Sunday, 2 August 2015

Lions

Panthera leo has been in the news recently and I thought it would be a consciousness-raiser and useful thought experiment to consider some of the issues involved.  I am not a lawyer but a conservation biologist at vets' school.

For a foreign hunter to act lawfully, if s/he is travelling to foreign soil carrying a weapon, to leave the home state and country with the weapon of choice, the owner presumably has to have a licence to carry the weapon and a licence to own it. Also perhaps a licence to take it out of the country, perhaps even the state, and the right paperwork to bring it into the Sub-Saharan country involved. And I presume the right paperwork stating the tour operator, the location of hunting, the quarry, the hunting method and receipt for fees paid and paperwork for trophy export.

Ethical hunting

Let's assume that the tour operator is a legal entity. Any professional association connected with regulating the activity and keeping standards up will most likely have a code of ethics that member tour operators are obliged to adhere to.

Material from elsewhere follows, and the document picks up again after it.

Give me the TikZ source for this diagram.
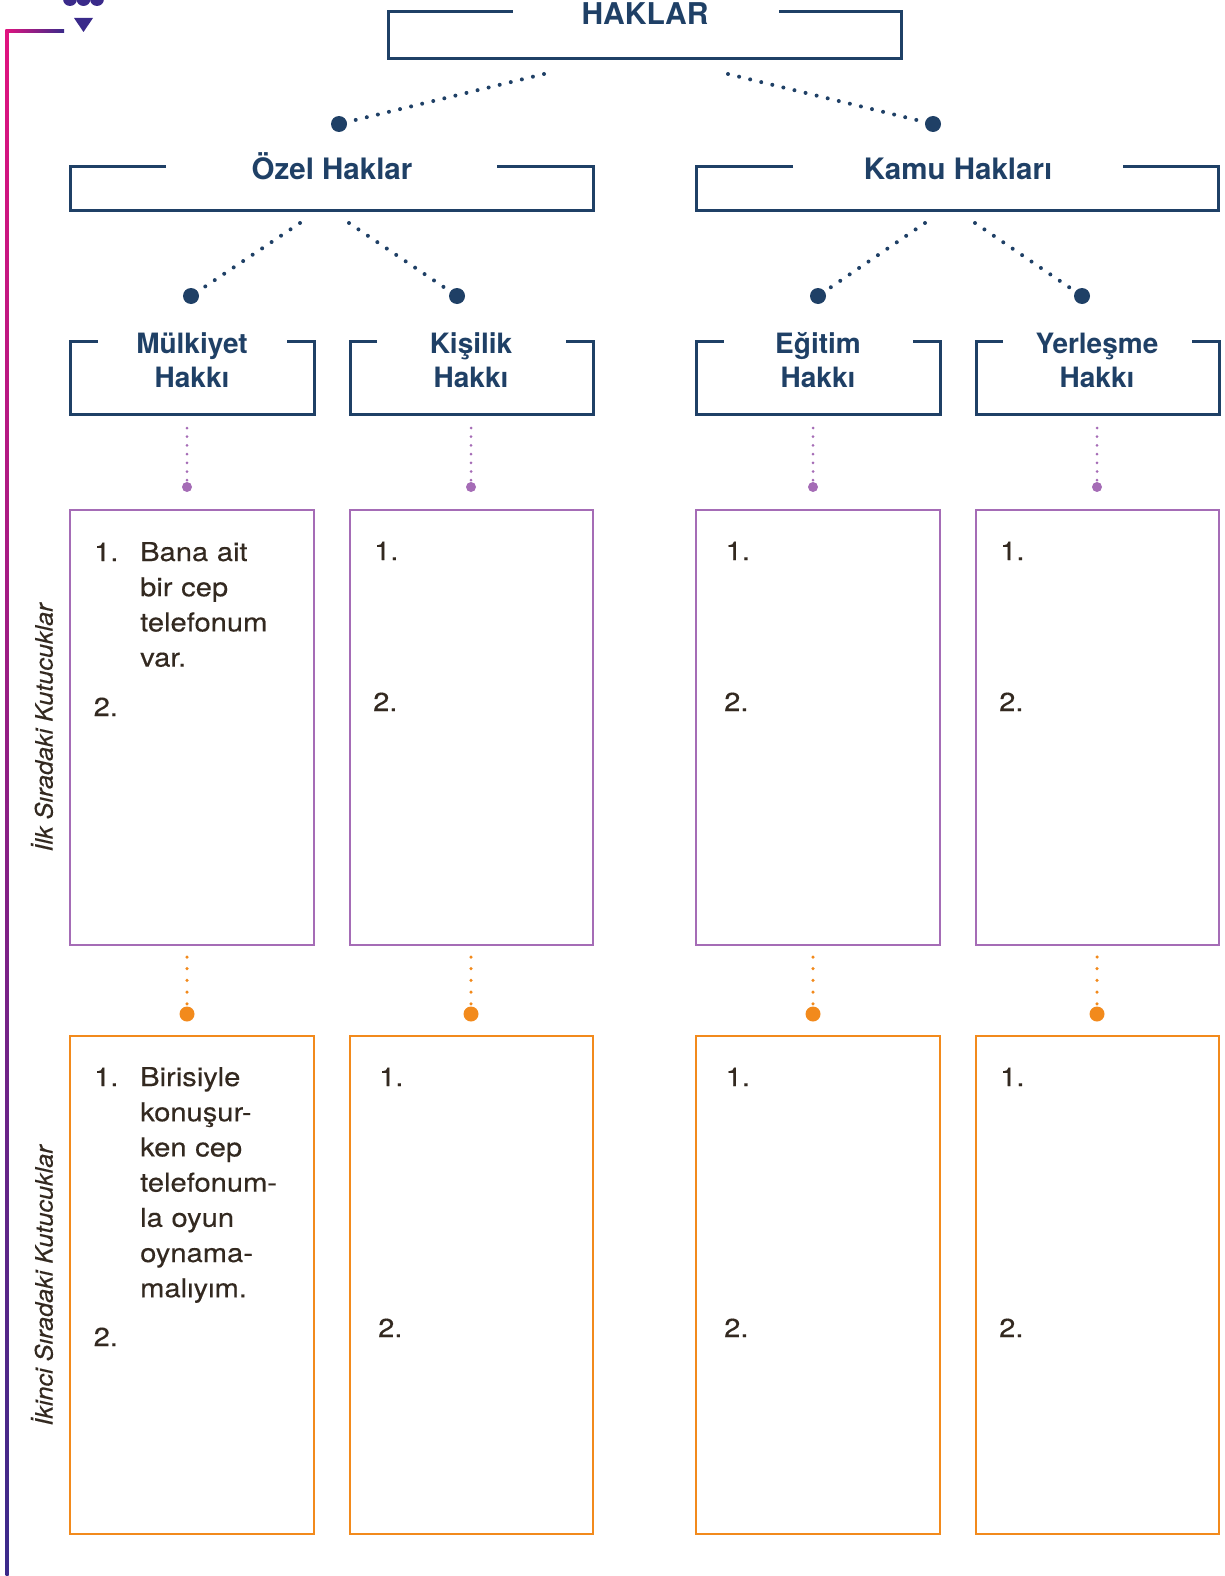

Hunting is not necessarily cruel per-se if the hunter can ensure adequate shot-placement with a weapon of sufficient calibre, thus ensuring a clean kill and instant death.  If those conditions are not met the act is unethical and, depending upon country, hunting may be illegal anyway.

Lion Conservation
The lion exists in several countries in Sub-Saharan Africa.  In some it is classified as Panthera leo melanochaita, and although it faces several threats, in some of these couunties it is increasing.
Some uses of the lion as a natural resource can be considered beneficial under certain circumstances if well managed.  When poorly managed, events take place that can be unethical, immoral and indefensible on many levels.